イミグレの怪
ここで面白いことが起こる。椅子はイミグレの向こう側にしかなく、イミグレに職員はいないが、ゲートは空いている。バングラ人は数人イミグレゲートを越えて向こう側へ行き、椅子に座る。我々も従う。誰一人止める者もない。こんな経験は初めてだ。
かなり待っているとイミグレ職員がやって来た。皆ゲートを戻り、列を作る。やはり滑稽だ。誰かが隠れていたら、どうするんだろうか。勿論この空港を使う便は少なく、人海戦術でも探し出せるとは思うが。イミグレ手続も非常にゆっくり進んでいる。

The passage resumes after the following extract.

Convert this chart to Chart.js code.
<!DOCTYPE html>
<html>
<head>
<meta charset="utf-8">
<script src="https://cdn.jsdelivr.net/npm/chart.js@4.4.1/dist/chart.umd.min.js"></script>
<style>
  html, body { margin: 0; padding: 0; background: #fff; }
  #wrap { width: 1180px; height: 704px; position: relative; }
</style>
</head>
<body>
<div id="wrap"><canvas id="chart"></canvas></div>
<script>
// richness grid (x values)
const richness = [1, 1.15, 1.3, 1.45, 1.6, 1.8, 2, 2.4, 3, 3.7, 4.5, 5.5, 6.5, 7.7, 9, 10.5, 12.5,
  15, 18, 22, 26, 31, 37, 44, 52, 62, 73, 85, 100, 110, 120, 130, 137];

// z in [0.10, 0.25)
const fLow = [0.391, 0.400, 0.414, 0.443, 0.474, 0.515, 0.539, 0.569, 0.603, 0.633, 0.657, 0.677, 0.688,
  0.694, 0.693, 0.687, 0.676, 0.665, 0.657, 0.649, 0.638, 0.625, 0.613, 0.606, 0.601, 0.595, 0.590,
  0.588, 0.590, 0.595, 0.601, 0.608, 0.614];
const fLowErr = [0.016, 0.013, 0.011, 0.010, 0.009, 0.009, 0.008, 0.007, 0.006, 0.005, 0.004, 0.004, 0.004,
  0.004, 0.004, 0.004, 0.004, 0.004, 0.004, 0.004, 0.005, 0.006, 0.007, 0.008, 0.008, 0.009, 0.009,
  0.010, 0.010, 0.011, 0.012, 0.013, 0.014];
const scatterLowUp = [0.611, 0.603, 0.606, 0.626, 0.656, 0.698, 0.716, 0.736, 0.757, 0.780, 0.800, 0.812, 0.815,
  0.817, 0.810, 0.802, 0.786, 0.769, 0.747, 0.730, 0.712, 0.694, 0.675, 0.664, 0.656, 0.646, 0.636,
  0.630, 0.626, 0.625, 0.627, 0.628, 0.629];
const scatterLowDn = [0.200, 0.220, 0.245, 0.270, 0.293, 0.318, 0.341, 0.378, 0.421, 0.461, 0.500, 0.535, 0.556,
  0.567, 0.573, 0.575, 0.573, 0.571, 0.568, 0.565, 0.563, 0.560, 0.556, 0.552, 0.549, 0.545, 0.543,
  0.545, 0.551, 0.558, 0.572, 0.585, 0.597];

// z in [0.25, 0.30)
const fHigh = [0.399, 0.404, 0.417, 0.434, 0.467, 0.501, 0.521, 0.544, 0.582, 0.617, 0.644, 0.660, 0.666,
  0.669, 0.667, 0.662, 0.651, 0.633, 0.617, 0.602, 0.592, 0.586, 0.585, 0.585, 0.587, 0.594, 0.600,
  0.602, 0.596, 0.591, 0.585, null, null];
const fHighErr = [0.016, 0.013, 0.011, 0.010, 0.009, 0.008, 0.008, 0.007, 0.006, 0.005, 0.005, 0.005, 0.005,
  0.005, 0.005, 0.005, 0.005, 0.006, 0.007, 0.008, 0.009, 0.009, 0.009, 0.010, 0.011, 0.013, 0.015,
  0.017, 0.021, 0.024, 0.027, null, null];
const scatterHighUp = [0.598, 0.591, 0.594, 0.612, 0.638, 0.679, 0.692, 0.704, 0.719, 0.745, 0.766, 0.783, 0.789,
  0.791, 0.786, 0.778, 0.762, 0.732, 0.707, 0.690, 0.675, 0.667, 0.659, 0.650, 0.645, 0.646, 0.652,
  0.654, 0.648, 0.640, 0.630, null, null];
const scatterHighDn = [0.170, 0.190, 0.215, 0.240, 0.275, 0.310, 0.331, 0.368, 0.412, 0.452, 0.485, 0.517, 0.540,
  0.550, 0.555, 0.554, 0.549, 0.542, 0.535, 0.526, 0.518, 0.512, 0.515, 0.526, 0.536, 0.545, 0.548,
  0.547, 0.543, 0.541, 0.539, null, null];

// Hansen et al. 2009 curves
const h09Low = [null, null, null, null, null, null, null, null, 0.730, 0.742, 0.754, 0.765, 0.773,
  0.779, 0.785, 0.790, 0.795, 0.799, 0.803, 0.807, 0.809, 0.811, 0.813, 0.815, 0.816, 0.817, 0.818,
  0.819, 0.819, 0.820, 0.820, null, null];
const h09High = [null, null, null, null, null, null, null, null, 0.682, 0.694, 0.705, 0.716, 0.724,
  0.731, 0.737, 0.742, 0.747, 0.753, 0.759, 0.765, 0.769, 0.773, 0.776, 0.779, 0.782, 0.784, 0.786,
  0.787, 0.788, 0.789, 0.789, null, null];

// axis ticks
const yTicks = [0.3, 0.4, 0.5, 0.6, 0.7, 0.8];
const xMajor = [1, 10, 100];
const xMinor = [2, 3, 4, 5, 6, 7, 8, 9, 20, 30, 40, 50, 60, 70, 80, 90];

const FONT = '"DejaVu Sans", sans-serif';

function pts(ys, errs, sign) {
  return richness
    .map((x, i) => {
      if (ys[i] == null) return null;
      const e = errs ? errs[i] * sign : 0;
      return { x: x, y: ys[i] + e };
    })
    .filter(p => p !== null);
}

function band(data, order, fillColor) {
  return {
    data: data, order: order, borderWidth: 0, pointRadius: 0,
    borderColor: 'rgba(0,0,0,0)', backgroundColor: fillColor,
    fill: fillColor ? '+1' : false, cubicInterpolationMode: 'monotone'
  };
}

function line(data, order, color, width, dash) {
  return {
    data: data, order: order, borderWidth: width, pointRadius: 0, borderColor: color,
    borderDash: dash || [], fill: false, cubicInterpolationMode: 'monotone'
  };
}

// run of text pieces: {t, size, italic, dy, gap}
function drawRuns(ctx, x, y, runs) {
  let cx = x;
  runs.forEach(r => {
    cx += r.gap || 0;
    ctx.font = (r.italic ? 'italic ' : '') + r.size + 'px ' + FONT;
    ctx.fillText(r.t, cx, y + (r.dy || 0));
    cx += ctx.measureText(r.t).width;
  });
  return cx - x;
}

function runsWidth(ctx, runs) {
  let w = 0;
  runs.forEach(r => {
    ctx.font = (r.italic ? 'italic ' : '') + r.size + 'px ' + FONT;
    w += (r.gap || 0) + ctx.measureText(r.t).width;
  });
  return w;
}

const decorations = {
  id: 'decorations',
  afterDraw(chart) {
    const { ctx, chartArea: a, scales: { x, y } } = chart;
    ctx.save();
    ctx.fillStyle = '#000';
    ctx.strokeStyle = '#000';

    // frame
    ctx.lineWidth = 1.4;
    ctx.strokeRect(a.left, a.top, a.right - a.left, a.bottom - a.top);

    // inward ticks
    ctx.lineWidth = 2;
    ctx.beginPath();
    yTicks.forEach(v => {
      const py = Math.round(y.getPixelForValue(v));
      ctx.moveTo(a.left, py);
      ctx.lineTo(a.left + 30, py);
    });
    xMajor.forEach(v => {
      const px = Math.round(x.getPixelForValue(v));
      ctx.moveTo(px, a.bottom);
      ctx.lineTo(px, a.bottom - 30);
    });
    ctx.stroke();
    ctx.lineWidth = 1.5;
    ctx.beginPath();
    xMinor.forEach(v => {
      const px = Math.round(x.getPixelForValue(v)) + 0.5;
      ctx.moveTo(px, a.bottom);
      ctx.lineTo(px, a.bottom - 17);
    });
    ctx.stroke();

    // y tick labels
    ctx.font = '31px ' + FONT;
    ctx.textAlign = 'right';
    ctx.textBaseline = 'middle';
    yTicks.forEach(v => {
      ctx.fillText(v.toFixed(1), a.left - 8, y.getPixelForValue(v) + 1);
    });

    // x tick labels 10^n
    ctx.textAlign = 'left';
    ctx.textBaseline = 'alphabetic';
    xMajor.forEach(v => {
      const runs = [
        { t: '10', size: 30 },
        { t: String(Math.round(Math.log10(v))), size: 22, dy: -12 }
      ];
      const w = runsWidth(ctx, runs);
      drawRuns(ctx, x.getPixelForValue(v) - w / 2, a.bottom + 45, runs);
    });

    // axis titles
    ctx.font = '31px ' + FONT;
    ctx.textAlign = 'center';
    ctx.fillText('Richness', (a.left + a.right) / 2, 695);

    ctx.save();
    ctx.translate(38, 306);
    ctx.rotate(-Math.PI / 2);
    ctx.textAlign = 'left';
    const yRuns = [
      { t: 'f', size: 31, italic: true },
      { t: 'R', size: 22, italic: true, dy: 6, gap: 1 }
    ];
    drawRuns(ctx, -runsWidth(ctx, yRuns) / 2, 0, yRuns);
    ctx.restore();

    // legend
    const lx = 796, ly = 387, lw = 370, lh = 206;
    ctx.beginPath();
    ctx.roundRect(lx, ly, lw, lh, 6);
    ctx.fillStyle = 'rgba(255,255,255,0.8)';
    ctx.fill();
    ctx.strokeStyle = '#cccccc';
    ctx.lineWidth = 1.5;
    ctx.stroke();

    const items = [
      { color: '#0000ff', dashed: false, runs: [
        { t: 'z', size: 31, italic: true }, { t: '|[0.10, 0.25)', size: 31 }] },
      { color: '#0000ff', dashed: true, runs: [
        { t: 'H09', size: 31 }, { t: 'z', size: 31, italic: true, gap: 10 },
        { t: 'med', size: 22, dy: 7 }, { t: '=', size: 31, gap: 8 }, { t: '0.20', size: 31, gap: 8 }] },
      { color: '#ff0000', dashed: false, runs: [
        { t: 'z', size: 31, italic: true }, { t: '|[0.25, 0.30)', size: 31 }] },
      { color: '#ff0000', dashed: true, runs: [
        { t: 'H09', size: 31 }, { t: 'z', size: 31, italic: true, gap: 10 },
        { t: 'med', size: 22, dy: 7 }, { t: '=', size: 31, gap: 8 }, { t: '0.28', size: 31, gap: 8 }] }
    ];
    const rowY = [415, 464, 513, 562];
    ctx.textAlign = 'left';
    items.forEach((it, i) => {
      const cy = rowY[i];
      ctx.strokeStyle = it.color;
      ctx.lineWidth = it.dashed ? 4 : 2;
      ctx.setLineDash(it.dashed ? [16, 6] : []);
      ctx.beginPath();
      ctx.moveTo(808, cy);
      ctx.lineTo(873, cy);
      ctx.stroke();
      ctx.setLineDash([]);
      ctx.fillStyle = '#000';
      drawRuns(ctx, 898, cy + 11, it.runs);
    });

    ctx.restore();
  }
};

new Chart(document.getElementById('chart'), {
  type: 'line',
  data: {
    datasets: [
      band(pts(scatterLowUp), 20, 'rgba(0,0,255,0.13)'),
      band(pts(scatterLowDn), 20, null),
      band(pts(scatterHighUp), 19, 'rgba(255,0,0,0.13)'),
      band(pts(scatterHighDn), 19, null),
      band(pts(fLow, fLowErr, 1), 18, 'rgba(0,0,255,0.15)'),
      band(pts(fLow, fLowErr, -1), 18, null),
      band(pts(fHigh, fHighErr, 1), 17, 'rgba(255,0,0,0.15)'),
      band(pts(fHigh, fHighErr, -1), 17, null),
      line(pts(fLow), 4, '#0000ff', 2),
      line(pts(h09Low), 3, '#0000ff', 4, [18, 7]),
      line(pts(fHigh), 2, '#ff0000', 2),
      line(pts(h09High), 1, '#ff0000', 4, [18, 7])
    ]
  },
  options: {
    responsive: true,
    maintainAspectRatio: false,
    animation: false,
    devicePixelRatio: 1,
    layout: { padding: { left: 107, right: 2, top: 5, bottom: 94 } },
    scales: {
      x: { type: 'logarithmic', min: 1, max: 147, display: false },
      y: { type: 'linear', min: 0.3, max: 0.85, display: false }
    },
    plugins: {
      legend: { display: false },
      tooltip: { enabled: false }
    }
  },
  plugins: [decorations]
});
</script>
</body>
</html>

イミグレを潜ると手荷物検査がある。私が荷物を通すと「日本人か」とオジサンが気さくに声を掛ける。「日本人とは友達だ」と私の肩に手を掛けて話す。これまた不思議な人だ。学生達が次ぐ次通るとその度に日本人は友達だ、と言い、ニコニコしながらチェックする。ボディチェックもある。女性は仕切りのある中で行われる。イスラム的だ。
そして本当に定刻に飛行機はバンコックに向けて飛び出した。私たちのバングラの旅は終わった。